Amer was born in Kuwait to Palestinian parents, and came to America as an asylum-seeker after the first Gulf War and became a US citizen in 2009. He saw his assignment as a golden opportunity, both as a Muslim, an American and a comedian.
“I put my bags up, I sat down, introduced myself as Mohammed,” Amer told the Guardian. Then he got straight to the point. “I said: ‘I’m a Muslim. I’m not gonna do that Muslim ID thing. That’s not gonna fly.’”
Eric Trump’s response was not exactly on-message with his father’s campaign. “His exact words were: ‘come on, man, don’t believe everything you read, we’re not going to do that’,” Amer said. Representatives for president-elect Trump did not respond to a request for clarification on the policy, or Trump’s past suggestion of a registry of Muslims.
Eric Trump was on his way to their golf course, Turnberry, in Scotland, for a 24-hour visit; Amer was on his way to take part in The Human Appeal Charity Comedy Tour. As the conversation progressed, the comedian found his seat-mate quite amiable.

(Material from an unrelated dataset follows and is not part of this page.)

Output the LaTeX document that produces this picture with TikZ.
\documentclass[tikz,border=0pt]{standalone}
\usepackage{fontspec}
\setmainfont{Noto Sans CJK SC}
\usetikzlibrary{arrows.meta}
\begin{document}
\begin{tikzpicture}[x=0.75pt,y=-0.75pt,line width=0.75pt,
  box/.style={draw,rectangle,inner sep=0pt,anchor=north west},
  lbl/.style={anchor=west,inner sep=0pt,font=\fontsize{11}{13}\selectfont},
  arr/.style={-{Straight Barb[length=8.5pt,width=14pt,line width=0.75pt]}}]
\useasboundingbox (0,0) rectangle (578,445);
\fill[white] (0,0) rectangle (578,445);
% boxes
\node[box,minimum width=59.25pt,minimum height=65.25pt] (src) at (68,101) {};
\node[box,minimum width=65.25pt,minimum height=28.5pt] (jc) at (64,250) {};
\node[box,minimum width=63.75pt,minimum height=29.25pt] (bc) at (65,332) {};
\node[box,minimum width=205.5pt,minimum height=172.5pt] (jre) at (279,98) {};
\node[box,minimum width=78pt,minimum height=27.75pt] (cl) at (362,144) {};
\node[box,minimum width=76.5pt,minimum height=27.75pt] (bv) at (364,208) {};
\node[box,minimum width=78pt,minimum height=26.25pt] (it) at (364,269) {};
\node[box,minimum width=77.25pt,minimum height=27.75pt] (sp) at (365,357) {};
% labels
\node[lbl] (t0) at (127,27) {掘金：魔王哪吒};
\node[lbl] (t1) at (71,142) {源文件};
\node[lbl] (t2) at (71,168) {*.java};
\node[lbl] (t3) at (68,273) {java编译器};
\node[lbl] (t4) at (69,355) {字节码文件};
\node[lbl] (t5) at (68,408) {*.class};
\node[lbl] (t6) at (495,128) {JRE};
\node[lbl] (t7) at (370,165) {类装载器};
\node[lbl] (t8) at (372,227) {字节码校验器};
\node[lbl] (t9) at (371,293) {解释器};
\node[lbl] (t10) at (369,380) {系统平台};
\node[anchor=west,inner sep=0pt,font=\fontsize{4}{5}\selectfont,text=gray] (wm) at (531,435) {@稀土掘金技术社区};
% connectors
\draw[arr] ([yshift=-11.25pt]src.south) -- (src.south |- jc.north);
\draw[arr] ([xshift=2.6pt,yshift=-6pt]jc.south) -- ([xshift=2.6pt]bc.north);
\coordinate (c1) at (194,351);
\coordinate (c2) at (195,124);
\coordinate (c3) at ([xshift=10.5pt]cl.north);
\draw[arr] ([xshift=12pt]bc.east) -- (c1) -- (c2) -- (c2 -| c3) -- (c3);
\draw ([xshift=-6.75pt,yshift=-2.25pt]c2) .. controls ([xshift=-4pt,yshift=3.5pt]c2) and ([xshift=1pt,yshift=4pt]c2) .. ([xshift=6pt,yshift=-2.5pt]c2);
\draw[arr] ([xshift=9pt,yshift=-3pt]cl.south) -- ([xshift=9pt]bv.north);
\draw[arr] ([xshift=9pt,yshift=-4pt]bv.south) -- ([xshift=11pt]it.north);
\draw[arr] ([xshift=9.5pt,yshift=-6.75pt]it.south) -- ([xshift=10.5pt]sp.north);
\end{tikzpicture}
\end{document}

In a very friendly 45-minute chat, they bonded over mutual appreciation for Dave Chappelle sketches – Amer has opened for Chappelle on stage – and Trump complained about the difficulties of having to travel with the secret service in tow.
Trump asked Amer, as a comedian, to “take it easy, take it easy on us”. Amer said sorry, but no. “I was like, part of what we do as comedians, we observe the world and talk about its absurdities.”

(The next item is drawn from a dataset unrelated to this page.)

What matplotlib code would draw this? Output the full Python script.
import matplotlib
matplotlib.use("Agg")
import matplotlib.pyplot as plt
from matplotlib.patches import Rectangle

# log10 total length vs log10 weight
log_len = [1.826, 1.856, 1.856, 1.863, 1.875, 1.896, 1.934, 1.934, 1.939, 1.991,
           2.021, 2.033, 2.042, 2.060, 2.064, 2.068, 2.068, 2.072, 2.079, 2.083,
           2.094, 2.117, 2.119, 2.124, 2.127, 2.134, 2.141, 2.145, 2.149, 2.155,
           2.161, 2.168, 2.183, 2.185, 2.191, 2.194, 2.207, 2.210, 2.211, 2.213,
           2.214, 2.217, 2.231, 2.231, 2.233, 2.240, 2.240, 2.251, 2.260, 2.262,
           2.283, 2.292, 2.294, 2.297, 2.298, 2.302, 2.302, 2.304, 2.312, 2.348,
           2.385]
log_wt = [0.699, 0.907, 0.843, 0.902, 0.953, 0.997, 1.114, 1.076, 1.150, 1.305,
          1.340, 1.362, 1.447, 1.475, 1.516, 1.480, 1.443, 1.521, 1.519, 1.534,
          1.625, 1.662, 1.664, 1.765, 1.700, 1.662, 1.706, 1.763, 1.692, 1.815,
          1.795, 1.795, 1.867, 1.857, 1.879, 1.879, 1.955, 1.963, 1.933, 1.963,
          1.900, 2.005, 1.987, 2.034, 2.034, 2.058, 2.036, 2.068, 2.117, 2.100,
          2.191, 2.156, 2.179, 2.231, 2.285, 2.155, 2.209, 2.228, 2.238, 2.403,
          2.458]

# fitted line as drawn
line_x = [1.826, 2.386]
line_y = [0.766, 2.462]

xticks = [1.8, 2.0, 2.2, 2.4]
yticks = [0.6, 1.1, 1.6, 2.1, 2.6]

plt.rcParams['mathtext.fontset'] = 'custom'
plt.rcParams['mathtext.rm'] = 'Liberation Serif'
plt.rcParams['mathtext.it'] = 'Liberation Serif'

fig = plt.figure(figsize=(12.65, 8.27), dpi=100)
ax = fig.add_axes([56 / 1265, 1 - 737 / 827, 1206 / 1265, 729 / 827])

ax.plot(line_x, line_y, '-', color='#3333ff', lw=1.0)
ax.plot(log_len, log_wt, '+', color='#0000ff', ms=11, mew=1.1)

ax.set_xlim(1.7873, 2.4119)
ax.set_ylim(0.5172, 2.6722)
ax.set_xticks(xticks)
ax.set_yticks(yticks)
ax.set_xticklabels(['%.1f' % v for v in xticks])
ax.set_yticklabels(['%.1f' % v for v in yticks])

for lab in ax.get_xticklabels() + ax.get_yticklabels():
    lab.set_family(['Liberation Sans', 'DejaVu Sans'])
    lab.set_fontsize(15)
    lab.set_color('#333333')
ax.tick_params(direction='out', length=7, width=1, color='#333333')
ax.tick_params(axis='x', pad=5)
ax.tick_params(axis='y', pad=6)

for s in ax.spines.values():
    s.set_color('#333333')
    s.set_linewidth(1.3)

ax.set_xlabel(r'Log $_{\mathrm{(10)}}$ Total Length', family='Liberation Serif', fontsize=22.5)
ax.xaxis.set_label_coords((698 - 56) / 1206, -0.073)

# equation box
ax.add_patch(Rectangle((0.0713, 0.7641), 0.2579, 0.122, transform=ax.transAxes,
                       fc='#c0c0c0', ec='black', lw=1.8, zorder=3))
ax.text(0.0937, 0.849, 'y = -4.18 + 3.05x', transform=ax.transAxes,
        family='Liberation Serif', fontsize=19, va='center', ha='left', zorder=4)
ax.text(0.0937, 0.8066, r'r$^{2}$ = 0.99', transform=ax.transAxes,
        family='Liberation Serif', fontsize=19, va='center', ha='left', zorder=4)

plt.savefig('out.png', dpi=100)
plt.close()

The conversation, however, returned inevitably to politics. “I told him: I knew you were going to win. Your father played the game so well, he played the media like a fiddle. He just nodded yes. He mentioned his dad was a good man and what-have-you – but it’s not going to change my views.”
Amer doubts that he changed Trump’s mind either. “I hope [I did], on some level … but do I think it happened? Probably not. But it doesn’t hurt to have a civil conversation with someone you rarely interact with.”
“I see the whole thing [politics] as a game,” Amer said. “I know it’s just chess pieces moving. That doesn’t mean I feel nothing, like it doesn’t affect me [and] my family.” His wife, he said, is Mexican-American, a navy grad, born in Key West, Florida.
Nonetheless, in his chat with Eric Trump, Amer kept things very friendly. “I think it was important for me to sit there and put aside my feelings about the situation and truly, truly be present in that moment and have a conversation,” he said. “Because people fear what they don’t know.”